- _THE TASK_
Pictures within the data are to be left out; everything else must be reproduced exactly.

- _DATA BLOCK_
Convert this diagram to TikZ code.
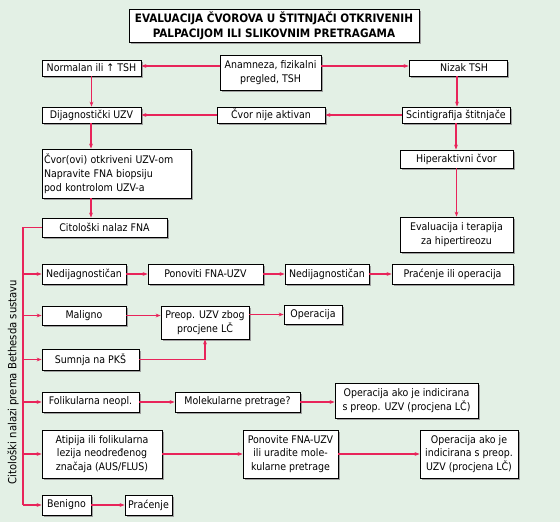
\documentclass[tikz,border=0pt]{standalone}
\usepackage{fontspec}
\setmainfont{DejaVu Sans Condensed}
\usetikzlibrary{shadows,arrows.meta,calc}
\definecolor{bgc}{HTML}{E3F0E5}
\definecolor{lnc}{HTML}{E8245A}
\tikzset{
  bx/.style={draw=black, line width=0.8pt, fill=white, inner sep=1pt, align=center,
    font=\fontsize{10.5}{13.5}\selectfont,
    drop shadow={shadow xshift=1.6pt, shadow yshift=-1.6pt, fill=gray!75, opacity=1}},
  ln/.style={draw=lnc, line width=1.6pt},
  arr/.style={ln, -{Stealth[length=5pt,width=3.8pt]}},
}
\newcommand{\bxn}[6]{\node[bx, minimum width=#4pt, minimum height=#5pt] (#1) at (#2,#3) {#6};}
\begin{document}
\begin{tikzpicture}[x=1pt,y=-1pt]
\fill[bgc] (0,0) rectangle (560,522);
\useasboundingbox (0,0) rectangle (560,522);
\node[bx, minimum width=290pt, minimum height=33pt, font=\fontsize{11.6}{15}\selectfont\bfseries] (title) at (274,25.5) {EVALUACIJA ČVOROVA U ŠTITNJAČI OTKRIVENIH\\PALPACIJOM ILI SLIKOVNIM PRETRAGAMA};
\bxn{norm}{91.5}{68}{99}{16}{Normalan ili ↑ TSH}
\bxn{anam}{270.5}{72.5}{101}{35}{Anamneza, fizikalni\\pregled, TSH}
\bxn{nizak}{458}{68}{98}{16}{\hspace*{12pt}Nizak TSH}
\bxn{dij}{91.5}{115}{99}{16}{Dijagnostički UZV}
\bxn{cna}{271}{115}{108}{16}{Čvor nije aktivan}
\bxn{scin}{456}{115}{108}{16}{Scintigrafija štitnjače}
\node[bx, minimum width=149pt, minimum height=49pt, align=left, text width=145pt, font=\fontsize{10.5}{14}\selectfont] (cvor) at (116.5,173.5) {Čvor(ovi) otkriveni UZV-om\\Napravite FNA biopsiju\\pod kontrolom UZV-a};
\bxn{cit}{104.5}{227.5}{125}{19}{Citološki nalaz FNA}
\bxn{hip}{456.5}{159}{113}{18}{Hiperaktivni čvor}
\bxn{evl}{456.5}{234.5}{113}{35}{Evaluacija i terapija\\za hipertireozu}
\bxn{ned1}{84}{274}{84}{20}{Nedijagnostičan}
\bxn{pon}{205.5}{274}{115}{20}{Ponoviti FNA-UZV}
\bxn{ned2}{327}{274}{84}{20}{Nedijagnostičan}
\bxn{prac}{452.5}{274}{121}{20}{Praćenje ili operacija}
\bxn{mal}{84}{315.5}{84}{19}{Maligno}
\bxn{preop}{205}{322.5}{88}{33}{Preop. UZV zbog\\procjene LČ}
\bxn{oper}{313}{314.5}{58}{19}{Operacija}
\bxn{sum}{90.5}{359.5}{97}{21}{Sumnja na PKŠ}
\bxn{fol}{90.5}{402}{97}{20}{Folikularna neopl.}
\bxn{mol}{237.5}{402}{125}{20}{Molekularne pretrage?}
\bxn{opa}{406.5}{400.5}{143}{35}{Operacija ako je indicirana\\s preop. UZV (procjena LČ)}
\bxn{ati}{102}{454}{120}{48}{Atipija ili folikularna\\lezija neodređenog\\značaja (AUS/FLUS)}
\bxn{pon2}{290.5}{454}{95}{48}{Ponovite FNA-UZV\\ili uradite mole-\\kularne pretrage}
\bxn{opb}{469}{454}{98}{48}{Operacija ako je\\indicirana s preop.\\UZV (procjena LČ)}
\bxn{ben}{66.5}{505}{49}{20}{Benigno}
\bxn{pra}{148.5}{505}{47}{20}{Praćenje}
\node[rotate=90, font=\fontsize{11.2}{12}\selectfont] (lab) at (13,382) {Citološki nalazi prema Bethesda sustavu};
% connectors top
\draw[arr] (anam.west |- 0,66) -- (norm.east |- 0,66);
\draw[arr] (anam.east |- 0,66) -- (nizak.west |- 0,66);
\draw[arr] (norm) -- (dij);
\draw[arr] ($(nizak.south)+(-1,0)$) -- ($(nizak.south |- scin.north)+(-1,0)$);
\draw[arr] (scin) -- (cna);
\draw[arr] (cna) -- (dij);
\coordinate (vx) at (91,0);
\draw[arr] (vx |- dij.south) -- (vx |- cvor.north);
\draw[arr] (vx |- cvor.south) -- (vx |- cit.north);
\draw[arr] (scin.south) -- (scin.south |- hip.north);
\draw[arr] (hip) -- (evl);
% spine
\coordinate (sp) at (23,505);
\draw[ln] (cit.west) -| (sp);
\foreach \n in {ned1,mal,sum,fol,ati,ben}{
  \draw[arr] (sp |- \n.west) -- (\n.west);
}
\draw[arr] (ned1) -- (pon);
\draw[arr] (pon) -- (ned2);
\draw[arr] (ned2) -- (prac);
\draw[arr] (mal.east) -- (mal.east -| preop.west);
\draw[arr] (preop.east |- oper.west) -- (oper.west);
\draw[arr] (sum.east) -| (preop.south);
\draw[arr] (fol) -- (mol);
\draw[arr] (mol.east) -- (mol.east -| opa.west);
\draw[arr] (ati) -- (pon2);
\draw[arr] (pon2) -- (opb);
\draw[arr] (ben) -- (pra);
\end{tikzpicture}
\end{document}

- _EXERCISE SOLUTION_
Convert this diagram to TikZ code.
\documentclass[tikz,border=0pt]{standalone}
\usepackage{fontspec}
\setmainfont{DejaVu Sans Condensed}
\usetikzlibrary{shadows,arrows.meta,calc}
\definecolor{bgc}{HTML}{E3F0E5}
\definecolor{lnc}{HTML}{E8245A}
\tikzset{
  bx/.style={draw=black, line width=0.8pt, fill=white, inner sep=1pt, align=center,
    font=\fontsize{10.5}{13.5}\selectfont,
    drop shadow={shadow xshift=1.6pt, shadow yshift=-1.6pt, fill=gray!75, opacity=1}},
  ln/.style={draw=lnc, line width=1.6pt},
  arr/.style={ln, -{Stealth[length=5pt,width=3.8pt]}},
}
\newcommand{\bxn}[6]{\node[bx, minimum width=#4pt, minimum height=#5pt] (#1) at (#2,#3) {#6};}
\begin{document}
\begin{tikzpicture}[x=1pt,y=-1pt]
\fill[bgc] (0,0) rectangle (560,522);
\useasboundingbox (0,0) rectangle (560,522);
\node[bx, minimum width=290pt, minimum height=33pt, font=\fontsize{11.6}{15}\selectfont\bfseries] (title) at (274,25.5) {EVALUACIJA ČVOROVA U ŠTITNJAČI OTKRIVENIH\\PALPACIJOM ILI SLIKOVNIM PRETRAGAMA};
\bxn{norm}{91.5}{68}{99}{16}{Normalan ili ↑ TSH}
\bxn{anam}{270.5}{72.5}{101}{35}{Anamneza, fizikalni\\pregled, TSH}
\bxn{nizak}{458}{68}{98}{16}{\hspace*{12pt}Nizak TSH}
\bxn{dij}{91.5}{115}{99}{16}{Dijagnostički UZV}
\bxn{cna}{271}{115}{108}{16}{Čvor nije aktivan}
\bxn{scin}{456}{115}{108}{16}{Scintigrafija štitnjače}
\node[bx, minimum width=149pt, minimum height=49pt, align=left, text width=145pt, font=\fontsize{10.5}{14}\selectfont] (cvor) at (116.5,173.5) {Čvor(ovi) otkriveni UZV-om\\Napravite FNA biopsiju\\pod kontrolom UZV-a};
\bxn{cit}{104.5}{227.5}{125}{19}{Citološki nalaz FNA}
\bxn{hip}{456.5}{159}{113}{18}{Hiperaktivni čvor}
\bxn{evl}{456.5}{234.5}{113}{35}{Evaluacija i terapija\\za hipertireozu}
\bxn{ned1}{84}{274}{84}{20}{Nedijagnostičan}
\bxn{pon}{205.5}{274}{115}{20}{Ponoviti FNA-UZV}
\bxn{ned2}{327}{274}{84}{20}{Nedijagnostičan}
\bxn{prac}{452.5}{274}{121}{20}{Praćenje ili operacija}
\bxn{mal}{84}{315.5}{84}{19}{Maligno}
\bxn{preop}{205}{322.5}{88}{33}{Preop. UZV zbog\\procjene LČ}
\bxn{oper}{313}{314.5}{58}{19}{Operacija}
\bxn{sum}{90.5}{359.5}{97}{21}{Sumnja na PKŠ}
\bxn{fol}{90.5}{402}{97}{20}{Folikularna neopl.}
\bxn{mol}{237.5}{402}{125}{20}{Molekularne pretrage?}
\bxn{opa}{406.5}{400.5}{143}{35}{Operacija ako je indicirana\\s preop. UZV (procjena LČ)}
\bxn{ati}{102}{454}{120}{48}{Atipija ili folikularna\\lezija neodređenog\\značaja (AUS/FLUS)}
\bxn{pon2}{290.5}{454}{95}{48}{Ponovite FNA-UZV\\ili uradite mole-\\kularne pretrage}
\bxn{opb}{469}{454}{98}{48}{Operacija ako je\\indicirana s preop.\\UZV (procjena LČ)}
\bxn{ben}{66.5}{505}{49}{20}{Benigno}
\bxn{pra}{148.5}{505}{47}{20}{Praćenje}
\node[rotate=90, font=\fontsize{11.2}{12}\selectfont] (lab) at (13,382) {Citološki nalazi prema Bethesda sustavu};
% connectors top
\draw[arr] (anam.west |- 0,66) -- (norm.east |- 0,66);
\draw[arr] (anam.east |- 0,66) -- (nizak.west |- 0,66);
\draw[arr] (norm) -- (dij);
\draw[arr] ($(nizak.south)+(-1,0)$) -- ($(nizak.south |- scin.north)+(-1,0)$);
\draw[arr] (scin) -- (cna);
\draw[arr] (cna) -- (dij);
\coordinate (vx) at (91,0);
\draw[arr] (vx |- dij.south) -- (vx |- cvor.north);
\draw[arr] (vx |- cvor.south) -- (vx |- cit.north);
\draw[arr] (scin.south) -- (scin.south |- hip.north);
\draw[arr] (hip) -- (evl);
% spine
\coordinate (sp) at (23,505);
\draw[ln] (cit.west) -| (sp);
\foreach \n in {ned1,mal,sum,fol,ati,ben}{
  \draw[arr] (sp |- \n.west) -- (\n.west);
}
\draw[arr] (ned1) -- (pon);
\draw[arr] (pon) -- (ned2);
\draw[arr] (ned2) -- (prac);
\draw[arr] (mal.east) -- (mal.east -| preop.west);
\draw[arr] (preop.east |- oper.west) -- (oper.west);
\draw[arr] (sum.east) -| (preop.south);
\draw[arr] (fol) -- (mol);
\draw[arr] (mol.east) -- (mol.east -| opa.west);
\draw[arr] (ati) -- (pon2);
\draw[arr] (pon2) -- (opb);
\draw[arr] (ben) -- (pra);
\end{tikzpicture}
\end{document}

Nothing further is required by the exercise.